November was a harsh month for commodities. Since 1970, the S&P GSCI has never ushered in a month with as many negative returns for commodities: twenty-one. Only 3 commodities in the total index are holding what looks like a positive pace for the year: sugar, cotton, and cocoa. So, poor performance of commodities, specifically oil, is usually an omen of deflationary fears becoming recessionary nightmares; however, in this case, the Saudis are gaming the system by increasing production in a global oil glut. There are economic and political incentives for them to take this action, but we’d be just as happy if the price of oil stabilized a bit. Finally, many agricultural commodities and precious metals are down for the month and the year. This data reaffirms our suspicions that a U.S. slowdown is on the way. This will be felt in Europe and Japan. 

So, now what?

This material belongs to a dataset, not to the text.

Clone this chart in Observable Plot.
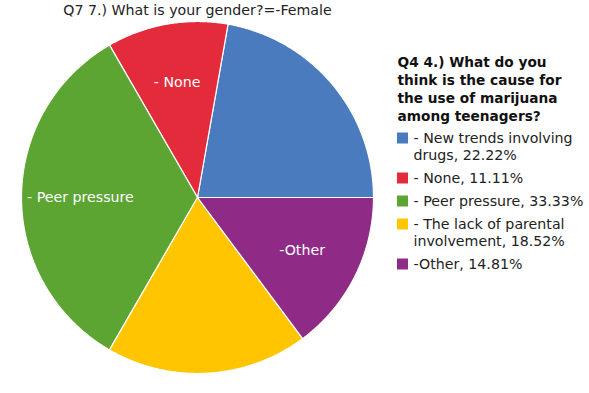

For the past number of years, you feel cheated by the indices in that you feel you haven’t equaled their performance and now we are telling you that another period of very slow growth is upon us as confirmed by some of November’s indicators, including the manufacturing numbers. Here’s the answer: you do absolutely nothing based on emotion. In 2009, the financial giant, American Express, hit $8/share. Subsequent to that time, it has traded back to $91/share. These boom and bust economies seem to control the American stock markets. In 2000, we had the Dot-Bombs and in 2008-9, we had the financial crisis. Now, we are in the oil and natural gas glut. Prices of every known energy stock are falling, and the stock market seems to be taking its cues from that. I would simply say that, “this too will pass,” and it is happening as a result of pricing manipulation by OPEC. Therefore, with November returns being very flat to down slightly, I would advocate selling tax losses against gains, maintaining an adequate amount of liquidity, and consider short and intermediate term, high quality municipal bonds to be a friend and good place to ride out the storm. Most importantly, don‘t panic and race for the exits. It may get worse in the short term, but that doesn’t matter to us because we aren’t short term speculators. Most people are fine as long as they have the necessary liquidity to allow them to maintain their equity positions and equity managers.